Real-World Examples: Student vs. Consultant vs. Creator
The right method depends on who you are and how you retrieve information. Here is how the three methods map to real personas.
The Student: The Librarian
A student taking five courses per semester needs clear separation between subjects. The Librarian method’s Semester → Course → Week → Lecture hierarchy provides exactly this. Notes from Organic Chemistry never visually mix with notes from European History. The student does not need cross-course connections — they need isolation and quick access to the current week’s material. The ~200-note ceiling is rarely a problem because each semester is a self-contained archive. At the end of the term, the entire hierarchy can be moved to an “Archived” parent page.
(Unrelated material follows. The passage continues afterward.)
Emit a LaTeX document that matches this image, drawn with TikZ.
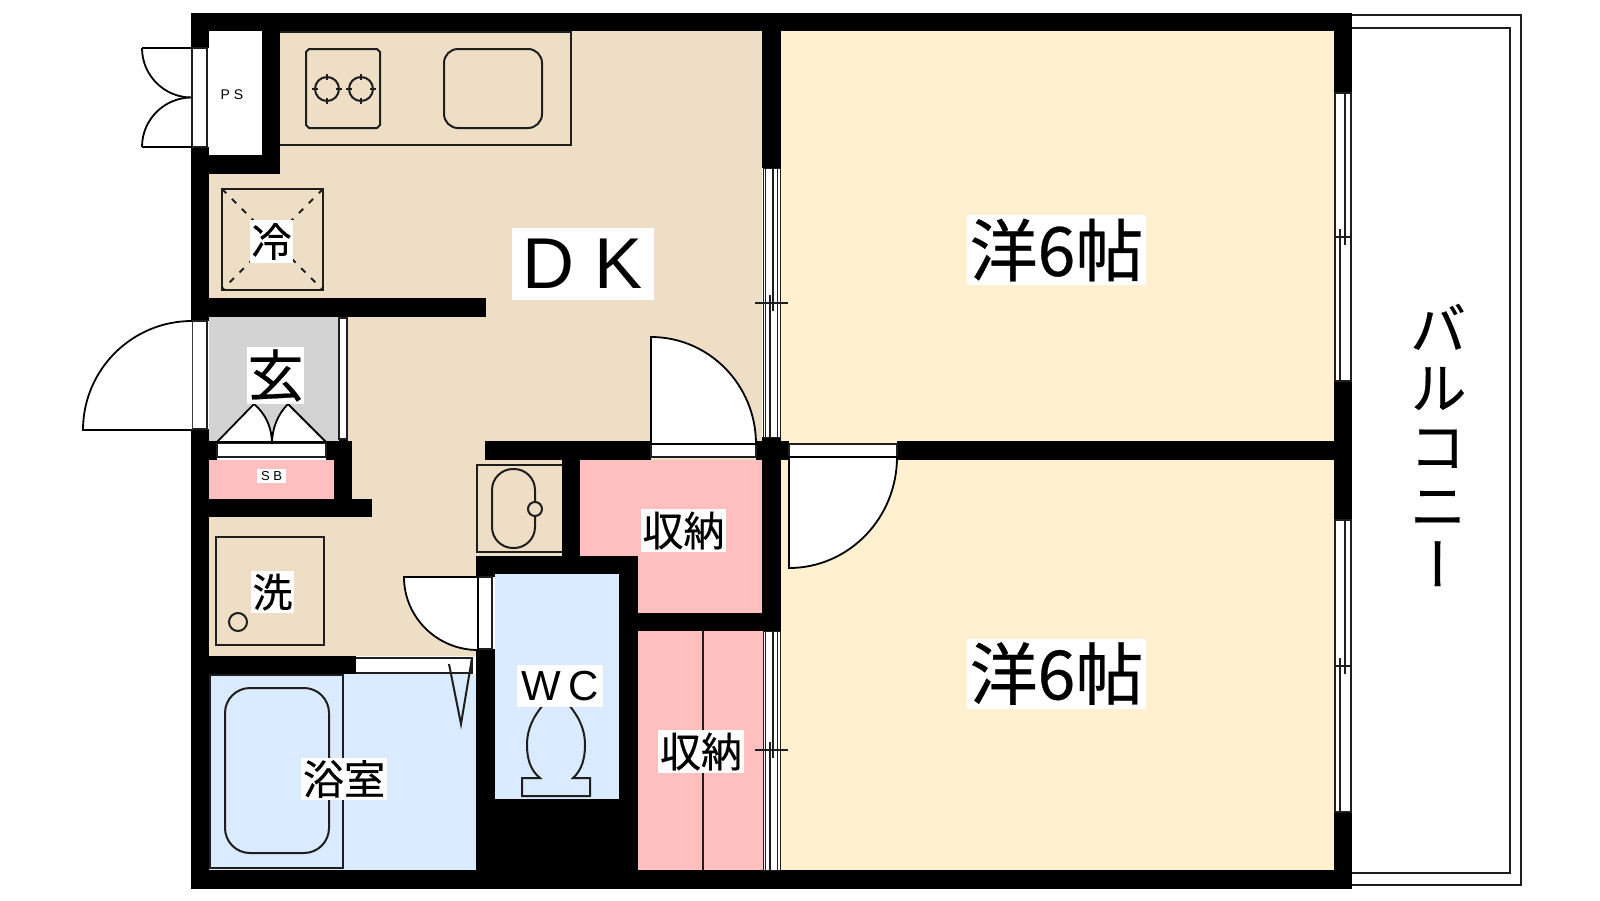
\documentclass[tikz,border=0pt]{standalone}
\usepackage{fontspec}
\setmainfont[FakeBold=0.4]{Noto Sans CJK JP}
\newfontfamily\latinfont{Liberation Sans}
\newfontfamily\verticalfont[RawFeature=+vert, FakeBold=0.4]{Noto Sans CJK JP}
\definecolor{kitchenColor}{RGB}{238, 222, 197}
\definecolor{roomColor}{RGB}{255, 240, 208}
\definecolor{storageColor}{RGB}{255, 191, 191}
\definecolor{wetColor}{RGB}{218, 235, 255}
\definecolor{entryColor}{RGB}{211, 211, 211}
\definecolor{lineColor}{RGB}{30, 30, 30}
\tikzstyle{wall} = [fill=black]
\tikzstyle{fixture} = [draw=lineColor, line width=2pt]
\tikzstyle{thinline} = [draw=lineColor, line width=1.4pt]
\tikzstyle{hairline} = [draw=lineColor, line width=0.9pt]
\tikzstyle{door} = [draw=black, fill=white, line width=1.8pt]
\tikzstyle{frame} = [draw=lineColor, fill=white, line width=1.5pt]
\tikzstyle{roomlabel} = [fill=white, inner sep=0pt, text=black]
\begin{document}
\begin{tikzpicture}[x=1pt, y=-1pt]
	\useasboundingbox (0,0) rectangle (1600,900);

	\fill[kitchenColor] (209,31) -- (762,31) -- (762,460) -- (580,460) -- (580,556) -- (476,556) -- (476,656) -- (209,656) -- cycle;
	\fill[roomColor] (781,31) rectangle (1334,870);
	\fill[entryColor] (209,317) rectangle (338,441);
	\fill[storageColor] (209,460) rectangle (334,499);
	\fill[storageColor] (580,460) -- (762,460) -- (762,613) -- (638,613) -- (638,556) -- (580,556) -- cycle;
	\fill[storageColor] (638,631) rectangle (763,870);
	\fill[wetColor] (209,674) rectangle (476,870);
	\fill[wetColor] (495,574) rectangle (619,799);
	\fill[white] (209,31) rectangle (262,155);

	\draw[frame] (1352,15) -- (1521,15) -- (1521,885) -- (1352,885);
	\draw[frame] (1352,28) -- (1510,28) -- (1510,873) -- (1352,873);

	\foreach \xa/\ya/\xb/\yb in {191/13/1352/31, 191/870/1352/889, 191/13/209/889, 262/31/280/174,
		209/155/280/174, 209/298/486/317, 337/441/352/499, 334/460/352/499, 339/439/348/441, 209/441/217/460, 326/441/337/460,
		209/499/372/517, 485/441/651/460, 562/460/580/556, 476/556/638/574, 476/574/495/870,
		476/799/638/870, 619/556/638/870, 619/613/781/631, 762/13/781/168, 762/437/781/631,
		756/441/789/460, 897/441/1340/460, 1334/13/1352/93, 1334/381/1352/520, 1334/812/1352/889,
		191/656/356/674}
		\fill[wall] (\xa,\ya) rectangle (\xb,\yb);

	\foreach \ya/\yb/\ytick in {168/437/303, 631/870/750} {
		\draw[frame, line width=1pt] (763,\ya) rectangle (780,\yb);
		\draw[hairline] (765.5,\ya) -- (765.5,\yb);
		\draw[hairline] (777.5,\ya) -- (777.5,\yb);
		\draw[thinline] (773,\ya) -- (773,\ytick+8);
		\draw[thinline] (770,\ytick-8) -- (770,\yb);
		\draw[fixture] (755,\ytick) -- (788,\ytick);
	}
	\foreach \ya/\yb/\ytick in {93/381/237, 520/812/666} {
		\draw[frame] (1335,\ya) rectangle (1351,\yb);
		\draw[thinline] (1345,\ya) -- (1345,\ytick+8);
		\draw[thinline] (1340,\ytick-8) -- (1340,\yb);
		\draw[thinline] (1335,\ytick) -- (1351,\ytick);
	}

	\fill[white] (191,48) rectangle (209,147);
	\draw[frame] (192,48) rectangle (207,147);
	\fill[white] (191,321) rectangle (209,429);
	\draw[frame] (192,321) rectangle (207,429);
	\draw[frame] (339,318) rectangle (347,439);
	\fill[white] (217,441) rectangle (326,460);
	\draw[frame] (217,443) rectangle (326,457);
	\fill[white] (356,657) rectangle (476,674);
	\draw[frame] (356,658) -- (472,658) -- (472,673) -- (356,673);
	\fill[white] (476,577) rectangle (495,649);
	\draw[frame] (478,577) rectangle (492,649);
	\draw[frame] (651,444) rectangle (756,457);
	\draw[frame] (789,444) rectangle (897,457);

	\draw[door] (142,48) arc[start angle=180, end angle=90, radius=49.5];
	\draw[door] (142,147) arc[start angle=180, end angle=270, radius=49.5];
	\draw[door] (142,48) -- (192,48);
	\draw[door] (142,147) -- (192,147);
	\draw[door] (192,321) arc[start angle=270, end angle=180, radius=109] -- (192,430);
	\draw[door] (651,444) -- (651,337) arc[start angle=270, end angle=360, x radius=105, y radius=107] -- cycle;
	\draw[door] (789,457) -- (789,568) arc[start angle=90, end angle=0, x radius=108, y radius=111] -- cycle;
	\draw[door] (478,577) -- (404,577) arc[start angle=180, end angle=90, x radius=74, y radius=73] -- cycle;
	\draw[door] (217,442) -- (254,404) .. controls (266,414) and (272,428) .. (272,444) .. controls (272,428) and (278,414) .. (288,404) -- (326,442) -- cycle;
	\draw[fixture] (449,664) -- (461,724) -- (472,658);

	\draw[thinline] (280,32) -- (571,32) -- (571,145) -- (280,145);
	\draw[fixture] (309,49) -- (377,49) -- (380,52) -- (380,125) -- (377,128) -- (309,128) -- (306,125) -- (306,52) -- cycle;
	\foreach \xb in {327,361} {
		\draw[fixture] (\xb,89) circle[radius=12];
		\draw[fixture] (\xb-15,89) -- (\xb-9,89);
		\draw[fixture] (\xb+9,89) -- (\xb+15,89);
		\draw[fixture] (\xb,74) -- (\xb,80);
		\draw[fixture] (\xb,98) -- (\xb,104);
	}
	\draw[fixture, rounded corners=14pt] (444,49) rectangle (542,128);

	\draw[fixture] (222,189) rectangle (323,290);
	\draw[fixture, dash pattern=on 6pt off 8pt] (222,189) -- (323,290);
	\draw[fixture, dash pattern=on 6pt off 8pt] (323,189) -- (222,290);

	\draw[fixture] (216,537) rectangle (324,645);
	\draw[fixture] (238,622) circle[radius=9];

	\draw[thinline] (562,465) -- (477,465) -- (477,552) -- (562,552);
	\draw[fixture, rounded corners=21pt] (492,469) rectangle (535,548);
	\draw[fixture, fill=kitchenColor] (535,509) circle[radius=7];

	\draw[thinline] (210,675) rectangle (343,868);
	\draw[fixture, rounded corners=25pt] (225,688) rectangle (329,853);

	\draw[fixture] (543,705) .. controls (534,716) and (527,728) .. (527,745) .. controls (527,758) and (530,770) .. (540,778)
		-- (522,778) -- (522,796) -- (590,796) -- (590,778) -- (573,778)
		.. controls (582,770) and (585,758) .. (585,745) .. controls (585,728) and (578,716) .. (569,705);

	\draw[thinline] (703,631) -- (703,870);

	\node (ps) at (232,95) {\latinfont\fontsize{14}{14}\selectfont P S};
	\node (sb) [roomlabel, minimum width=29pt, minimum height=14pt] at (271.5,476) {\latinfont\fontsize{13}{13}\selectfont S B};
	\node (reizo) [roomlabel, minimum width=43pt, minimum height=43pt] at (271.5,241.5) {\fontsize{40}{40}\selectfont 冷};
	\node (dk) [roomlabel, minimum width=142pt, minimum height=72pt] at (583,264) {\latinfont\fontsize{72}{72}\selectfont\spaceskip=20pt\relax D K};
	\node (genkan) [roomlabel, minimum width=57pt, minimum height=57pt] at (275.5,375.5) {\fontsize{56}{56}\selectfont 玄};
	\node (sentaku) [roomlabel, minimum width=43pt, minimum height=42pt] at (272.5,592) {\fontsize{40}{40}\selectfont 洗};
	\node (yoku) [roomlabel, minimum width=86pt, minimum height=42pt] at (344,779) {\fontsize{41}{41}\selectfont 浴室};
	\node (wc) [roomlabel, minimum width=86pt, minimum height=42pt] at (560,686) {\latinfont\fontsize{42}{42}\selectfont\spaceskip=8pt\relax W C};
	\node (shuno1) [roomlabel, minimum width=85pt, minimum height=43pt] at (683.5,530.5) {\fontsize{41}{41}\selectfont 収納};
	\node (shuno2) [roomlabel, minimum width=86pt, minimum height=43pt] at (701,751.5) {\fontsize{41}{41}\selectfont 収納};
	\node (room1) [roomlabel, minimum width=179pt, minimum height=70pt] at (1056.5,250) {\fontsize{68}{68}\selectfont 洋6帖};
	\node (room2) [roomlabel, minimum width=179pt, minimum height=70pt] at (1056.5,673.5) {\fontsize{68}{68}\selectfont 洋6帖};
	\node (balcony) [align=center, inner sep=0pt, font=\verticalfont\fontsize{57}{59}\selectfont] at (1438,445) {バ\\ル\\コ\\ニ\\ー};
\end{tikzpicture}
\end{document}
The Consultant: The Connector
A consultant working across multiple clients needs to surface connections between insights. A framework for a healthcare client might apply to a financial services client with minor modifications. The Connector method’s bidirectional links and relation columns make this possible: a note on “regulatory risk frameworks” can link to every client engagement where that framework was used. The consultant invests time in tagging and linking because the return — cross-project synthesis — is directly billable.
The Content Creator: The Single-DB Approach
A content creator publishing daily across multiple platforms needs speed above all else. A single database with tags for Topic, Platform (YouTube, Newsletter, Twitter), Status (Idea, Drafting, Published), and Date lets them capture an idea in under 30 seconds and retrieve it later by filtering. The flat structure means they never waste time deciding “which folder does this go in?” — they just tag it and move on. With thousands of notes accumulated over years, the Single-DB approach remains fast because filtering on structured properties is instant.